Portman described her pride and excitement in releasing the film, only to encounter sexually explicit messages both directed toward her and made about her.

”I excitedly opened my first fan mail to read a rape fantasy that a man had written me,” she recalled. “A countdown was started on my local radio show to my 18th birthday, euphemistically the date that I would be legal to sleep with. Movie reviewers talked about my budding breasts in reviews.”

The experience, she said, changed the way she expressed herself publicly, in order to limit the ways she could be objectified by others.

”I understood very quickly, even as a 13-year-old, that if I were to express myself sexually, I would feel unsafe,” she said. “And that men would feel entitled to discuss and objectify my body to my great discomfort. So I quickly adjusted my behavior. I rejected any role that even had a kissing scene and talked about that choice deliberately in interviews. I emphasized how bookish I was and how serious I was. And I cultivated an elegant way of dressing. I built a reputation for basically being prudish, conservative, nerdy, serious, in an attempt to feel that my body was safe and that my voice would be listened to.”

Portman is one of several actresses to share devastating experiences of sexual harassment and abuse in the entertainment industry in recent months. At Saturday’s event, Portman wore a Time’s Up T-shirt, representing a group of advocates and entertainers aiming to end sexual misconduct and achieve gender equality in the workplace. The group is also working with a legal initiative to help those who have been subjected to gender bias, harassment, or abuse gain justice.

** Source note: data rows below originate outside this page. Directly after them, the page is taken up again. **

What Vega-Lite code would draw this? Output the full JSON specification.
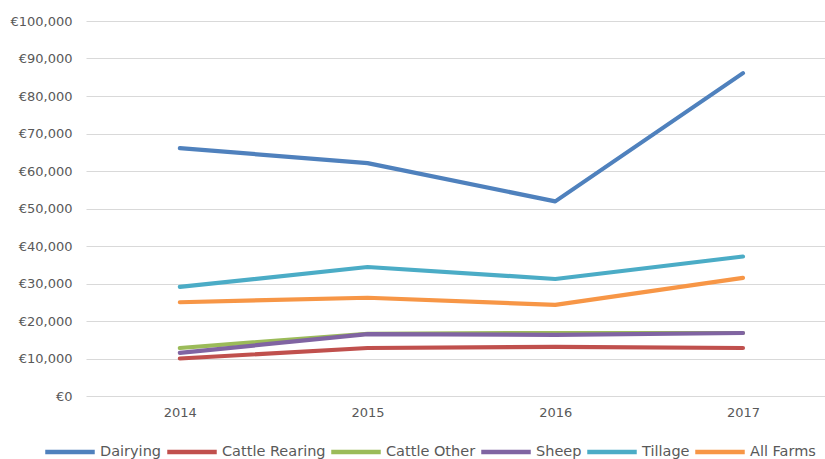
{
  "$schema": "https://vega.github.io/schema/vega-lite/v6.json",
  "autosize": "none",
  "width": 739,
  "height": 375,
  "padding": {"left": 86, "top": 21, "right": 0, "bottom": 63},
  "background": "white",
  "config": {"view": {"stroke": null}, "font": "DejaVu Sans"},
  "data": {"values": [
    {"year": 2014, "type": "Dairying", "income": 66100},
    {"year": 2015, "type": "Dairying", "income": 62100},
    {"year": 2016, "type": "Dairying", "income": 51900},
    {"year": 2017, "type": "Dairying", "income": 86100},
    {"year": 2014, "type": "Cattle Rearing", "income": 10000},
    {"year": 2015, "type": "Cattle Rearing", "income": 12800},
    {"year": 2016, "type": "Cattle Rearing", "income": 13100},
    {"year": 2017, "type": "Cattle Rearing", "income": 12800},
    {"year": 2014, "type": "Cattle Other", "income": 12800},
    {"year": 2015, "type": "Cattle Other", "income": 16600},
    {"year": 2016, "type": "Cattle Other", "income": 16800},
    {"year": 2017, "type": "Cattle Other", "income": 16800},
    {"year": 2014, "type": "Sheep", "income": 11500},
    {"year": 2015, "type": "Sheep", "income": 16500},
    {"year": 2016, "type": "Sheep", "income": 16300},
    {"year": 2017, "type": "Sheep", "income": 16800},
    {"year": 2014, "type": "Tillage", "income": 29100},
    {"year": 2015, "type": "Tillage", "income": 34400},
    {"year": 2016, "type": "Tillage", "income": 31200},
    {"year": 2017, "type": "Tillage", "income": 37200},
    {"year": 2014, "type": "All Farms", "income": 25000},
    {"year": 2015, "type": "All Farms", "income": 26200},
    {"year": 2016, "type": "All Farms", "income": 24300},
    {"year": 2017, "type": "All Farms", "income": 31500}
  ]},
  "mark": {"type": "line", "strokeWidth": 4.2, "strokeCap": "round", "strokeJoin": "round", "clip": false},
  "encoding": {
    "x": {
      "field": "year", "type": "quantitative",
      "scale": {"domain": [2013.5, 2017.437], "nice": false, "zero": false},
      "axis": {"values": [2014, 2015, 2016, 2017], "format": "d", "title": null, "grid": false, "ticks": false, "domain": false, "labelPadding": 10, "labelFontSize": 13, "labelColor": "#595959"}
    },
    "y": {
      "field": "income", "type": "quantitative",
      "scale": {"domain": [0, 100000], "nice": false},
      "axis": {"values": [0, 10000, 20000, 30000, 40000, 50000, 60000, 70000, 80000, 90000, 100000], "labelExpr": "'€' + format(datum.value, ',')", "title": null, "ticks": false, "domain": false, "gridColor": "#d9d9d9", "gridWidth": 1.2, "labelPadding": 14, "labelFontSize": 13, "labelColor": "#595959"}
    },
    "color": {
      "field": "type", "type": "nominal",
      "scale": {
        "domain": ["Dairying", "Cattle Rearing", "Cattle Other", "Sheep", "Tillage", "All Farms"],
        "range": ["#4F81BD", "#C0504D", "#9BBB59", "#8064A2", "#4BACC6", "#F79646"]
      },
      "legend": {"title": null, "orient": "none", "legendX": -43, "legendY": 404, "direction": "horizontal", "symbolType": "stroke", "symbolSize": 2450, "symbolStrokeWidth": 4.5, "labelFontSize": 14.5, "labelColor": "#595959", "labelOffset": 3, "columnPadding": -4, "labelLimit": 300}
    },
    "order": {"field": "type"}
  }
}
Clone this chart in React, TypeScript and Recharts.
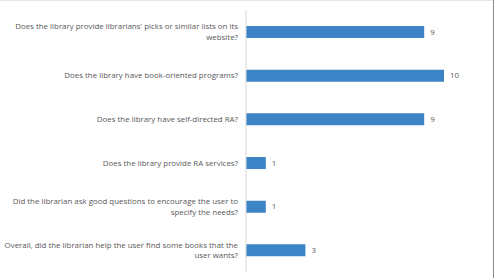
import React from "react";
import { BarChart, Bar, XAxis, YAxis, LabelList } from "recharts";

const categories: string[] = [
  "Does the library provide librarians' picks or similar lists on its\nwebsite?",
  "Does the library have book-oriented programs?",
  "Does the library have self-directed RA?",
  "Does the library provide RA services?",
  "Did the librarian ask good questions to encourage the user to\nspecify the needs?",
  "Overall, did the librarian help the user find some books that the\nuser wants?",
];
const values: number[] = [9, 10, 9, 1, 1, 3];

const data = categories.map((c, i) => ({ name: c, value: values[i] }));

const FONT = "'Open Sans', sans-serif";
const TEXT = "#595959";
const FS = 7.9;

const Tick = (props: any) => {
  const { x, y, payload } = props;
  const lines: string[] = String(payload.value).split("\n");
  const lh = 10.5;
  const start = y - ((lines.length - 1) * lh) / 2;
  return (
    <text x={x} y={start} textAnchor="end" fill={TEXT} fontFamily={FONT} fontSize={FS}>
      {lines.map((l, i) => (
        <tspan key={i} x={x} y={start + i * lh} dy="0.35em">
          {l}
        </tspan>
      ))}
    </text>
  );
};

export default function App() {
  return (
    <div style={{ position: "absolute", left: 0, top: 0, width: 495, height: 278, background: "#fff" }}>
      <div style={{ position: "absolute", left: 0, top: 0, width: 494, height: 1, background: "#e6e6e6" }} />
      <div style={{ position: "absolute", left: 493, top: 0, width: 1, height: 278, background: "#8c8c8c" }} />
      <BarChart
        width={495}
        height={278}
        data={data}
        layout="vertical"
        margin={{ top: 10, right: 51, bottom: 6, left: 0 }}
      >
        <XAxis type="number" domain={[0, 10]} hide />
        <YAxis
          type="category"
          dataKey="name"
          width={246}
          axisLine={{ stroke: "#d9d9d9" }}
          tickLine={false}
          tick={<Tick />}
          interval={0}
        />
        <Bar dataKey="value" fill="#3d84c6" barSize={12} isAnimationActive={false}>
          <LabelList
            dataKey="value"
            position="right"
            offset={6}
            fill={TEXT}
            fontFamily={FONT}
            fontSize={FS}
          />
        </Bar>
      </BarChart>
    </div>
  );
}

Portman spoke at the 2018 Women’s March in Los Angeles, one of hundreds of similar events around the world marking the one-year anniversary of the record-setting slate of marches last year under the same banner. The theme overall in 2018 was Power to the Polls, centered on voting and encouraging women to run for public office. Los Angeles Mayor Eric Garcetti estimated 500,000 people rallied there on Saturday, following months of debate and activism about sexual harassment in the entertainment industry, particularly after Harvey Weinstein and dozens of other powerful men have been accused of sexual misconduct.

In early January, actresses attended the Golden Globes in a protest wearing all black, to spur a conversation about sexual inequality in Hollywood and beyond, with some men wearing black and Time’s Up pins in solidarity. As my colleague Anna North wrote this month, “While they’re far from the first to work against harassment, the Hollywood women of Time’s Up have been granted a large platform in the wake of #MeToo, and they say they’re committed to using it not just for themselves, but on behalf of women who have gotten less attention.”